Lange habe ich meine Freundin nicht gesehen! Ich ging auf sie zu. Als sie mich erblickte, machte sie einige Schritte rückwärts. Haben wir jetzt schon drei Babyelefanten Abstand? „Wie geht es dir?“, rufe ich ihr zu.
Sie macht noch einen Schritt zurück und zieht ihre Maske bis an den Rand ihrer Augenlider hoch: „Meiner Mutter geht es nicht gut; sie vermisst meine Besuche und meine Umarmungen.
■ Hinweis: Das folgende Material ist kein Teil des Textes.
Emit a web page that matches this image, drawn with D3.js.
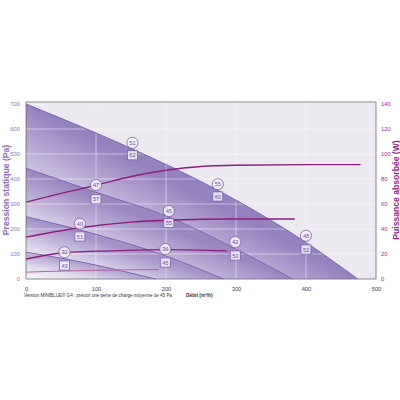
<!DOCTYPE html>
<html><head><meta charset="utf-8">
<script src="https://cdn.jsdelivr.net/npm/d3@7"></script>
<style>body{margin:0;background:#fff}svg{display:block}text{font-family:"Liberation Sans",Arial,sans-serif}</style>
</head><body>
<svg id="c" width="400" height="400"></svg>
<script>
// ---- data ----
const flowTicks = [0, 100, 200, 300, 400, 500];
const pressureTicks = [0, 100, 200, 300, 400, 500, 600, 700];
const powerTicks = [0, 20, 40, 60, 80, 100, 120, 140];
// fan curves: [flow m3/h, pressure Pa]
const fan1 = [[0,700],[152,520],[274,355],[400,146],[474,0]];
const fan2 = [[0,443],[100,347],[204,248],[299,121],[381,0]];
const fan3 = [[0,249],[77,196],[199,93],[282,0]];
const fan4 = [[0,107],[55,81],[185,0]];
// power curves: [flow m3/h, power W]
const pow1 = [[0,61.5],[50,68.5],[100,75],[150,82],[200,87],[250,90],[300,91],[400,91.5],[478,91.5]];
const pow2 = [[0,33.5],[77,41],[150,45.5],[200,47],[300,48],[384,48]];
const pow3 = [[0,16],[55,21],[120,22.5],[200,23.5],[287,22.5]];
const pow4 = [[0,5.5],[100,7],[190,7.5]];
// labels
const labelFlow = [152, 100, 77, 274, 204, 199, 299, 400, 55];
const circlePa = [545, 376, 221, 379, 272, 120, 148, 173, 107];
const circleText = ["51","47","40","55","45","36","42","48","32"];
const squarePa = [495, 319, 170, 330, 224, 66, 94, 118, 54];
const squareText = ["62","57","51","60","55","45","50","52","43"];

// ---- layout ----
const svg = d3.select("#c");
const L = 26, R = 376, T = 104, B = 279;
const x = d3.scaleLinear().domain([0, 500]).range([L, R]);
const y = d3.scaleLinear().domain([0, 700]).range([B, T]);
const y2 = d3.scaleLinear().domain([0, 140]).range([B, T]);

const defs = svg.append("defs");
const fanColors = ["#9581bf", "#9a87c2", "#a392c7", "#b1a3cf"];
[fan1, fan2, fan3, fan4].forEach((f, i) => {
  const g = defs.append("linearGradient").attr("id", "g" + i)
    .attr("x1", 0).attr("y1", 1).attr("x2", 0.5).attr("y2", 0.5);
  g.append("stop").attr("offset", 0).attr("stop-color", "#f8f6fa");
  g.append("stop").attr("offset", 0.5).attr("stop-color", "#e2dbec");
  g.append("stop").attr("offset", 1).attr("stop-color", fanColors[i]);
});

// background
svg.append("rect").attr("x", L).attr("y", 102).attr("width", R - L).attr("height", B - 102)
  .attr("fill", "#ece9f0");

const area = d3.area().x(d => x(d[0])).y0(y(0)).y1(d => y(d[1])).curve(d3.curveMonotoneX);
const line = d3.line().x(d => x(d[0])).y(d => y(d[1])).curve(d3.curveMonotoneX);
const pline = d3.line().x(d => x(d[0])).y(d => y2(d[1])).curve(d3.curveMonotoneX);

[fan1, fan2, fan3, fan4].forEach((f, i) => {
  svg.append("path").attr("d", area(f)).attr("fill", `url(#g${i})`);
});

// grid
const grid = svg.append("g").attr("stroke", "#ffffff").attr("stroke-opacity", 0.6).attr("stroke-width", 0.8);
flowTicks.slice(1, -1).forEach(v => grid.append("line").attr("x1", x(v)).attr("x2", x(v)).attr("y1", 102).attr("y2", B));
pressureTicks.slice(1).forEach(v => grid.append("line").attr("x1", L).attr("x2", R).attr("y1", y(v)).attr("y2", y(v)));

[fan1, fan2, fan3, fan4].forEach(f => {
  svg.append("path").attr("d", line(f)).attr("fill", "none").attr("stroke", "#7e65ab").attr("stroke-width", 1);
});
[pow1, pow2, pow3, pow4].forEach((p, i) => {
  svg.append("path").attr("d", pline(p)).attr("fill", "none")
    .attr("stroke", i === 3 ? "#b5609f" : "#8e1d7d").attr("stroke-width", i === 3 ? 1 : 1.3);
});

// frame
svg.append("rect").attr("x", L).attr("y", 102).attr("width", R - L).attr("height", B - 102)
  .attr("fill", "none").attr("stroke", "#6d6d72").attr("stroke-width", 0.8);

// labels
labelFlow.forEach((f, i) => {
  const cx = x(f), cy = y(circlePa[i]);
  svg.append("circle").attr("cx", cx).attr("cy", cy).attr("r", 5.6)
    .attr("fill", "#f5f2f9").attr("fill-opacity", 0.85).attr("stroke", "#7a60a8").attr("stroke-width", 0.8);
  svg.append("text").attr("x", cx).attr("y", cy + 2).attr("text-anchor", "middle")
    .attr("font-size", 5.6).attr("fill", "#6a4f9c").text(circleText[i]);
  const sy = y(squarePa[i]);
  svg.append("rect").attr("x", cx - 5).attr("y", sy - 4.6).attr("width", 10).attr("height", 9.2)
    .attr("fill", "#f5f2f9").attr("fill-opacity", 0.85).attr("stroke", "#7a60a8").attr("stroke-width", 0.8);
  svg.append("text").attr("x", cx).attr("y", sy + 2).attr("text-anchor", "middle")
    .attr("font-size", 5.6).attr("fill", "#6a4f9c").text(squareText[i]);
});

// axes
const axL = svg.append("g").attr("transform", `translate(${L},0)`)
  .call(d3.axisLeft(y).tickValues(pressureTicks).tickSize(0).tickPadding(6));
axL.select(".domain").remove();
axL.selectAll("text").attr("font-size", 5.8).attr("fill", "#8a78b2").style("font-family", "Liberation Sans, Arial, sans-serif");

const axR = svg.append("g").attr("transform", `translate(${R},0)`)
  .call(d3.axisRight(y2).tickValues(powerTicks).tickSize(0).tickPadding(5));
axR.select(".domain").remove();
axR.selectAll("text").attr("font-size", 5.8).attr("fill", "#9a2f8a").style("font-family", "Liberation Sans, Arial, sans-serif");

const axB = svg.append("g").attr("transform", `translate(0,${B})`)
  .call(d3.axisBottom(x).tickValues(flowTicks).tickSize(0).tickPadding(8));
axB.select(".domain").remove();
axB.selectAll("text").attr("font-size", 5.8).attr("fill", "#444").style("font-family", "Liberation Sans, Arial, sans-serif");

svg.append("text").attr("transform", "translate(8.5,190) rotate(-90)").attr("text-anchor", "middle")
  .attr("font-size", 8.6).attr("font-weight", "bold").attr("fill", "#8a6cb8").text("Pression statique (Pa)");
svg.append("text").attr("transform", "translate(399,190) rotate(-90)").attr("text-anchor", "middle")
  .attr("font-size", 8.6).attr("font-weight", "bold").attr("fill", "#9a1f88").text("Puissance absorbée (W)");

svg.append("text").attr("x", 24).attr("y", 297).attr("font-size", 4.6).attr("fill", "#333")
  .attr("textLength", 148).attr("lengthAdjust", "spacingAndGlyphs")
  .text("Version MINIBLUE® G4 : prévoir une perte de charge moyenne de 45 Pa");
svg.append("text").attr("x", 186).attr("y", 297).attr("font-size", 4.8).attr("font-weight", "bold").attr("fill", "#333")
  .text("Débit (m³/h)");
</script>
</body></html>
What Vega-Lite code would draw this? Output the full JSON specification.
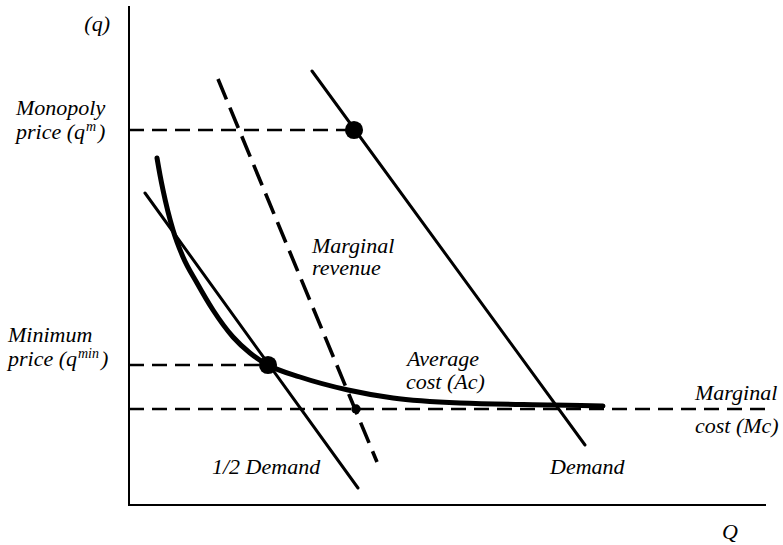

Sie will nicht verstehen, dass ich meine wöchentlichen Besuche jetzt drastisch einschränken muss. Sie besteht darauf, selbst zwischen Angst und Entbehrung zu entscheiden. Ich kann ihr das nicht geben, ich habe Angst schuldig zu werden, wenn sie Corona bekommt.“
Was sollte ich ihr antworten? Zur Liebe gehört, dass der andere seine Verantwortung und seine Entscheidungen behält. Mit unzähligen Masken kämpft die Angst gegen die Bedürfnisse des Selbst.
„Umarme sie, bitte!“, rufe ich ihr zu, wobei mir bewusst ist, dass ich damit zu den Covid-Leugnern gezählt werde.
Sie schüttelt den Kopf und biegt in die Seitengasse ein. Ich bin traurig, gehe weiter und zähle die Schritte, die ich benötige bis ich an jenen Punkt gelange, an dem sie stand.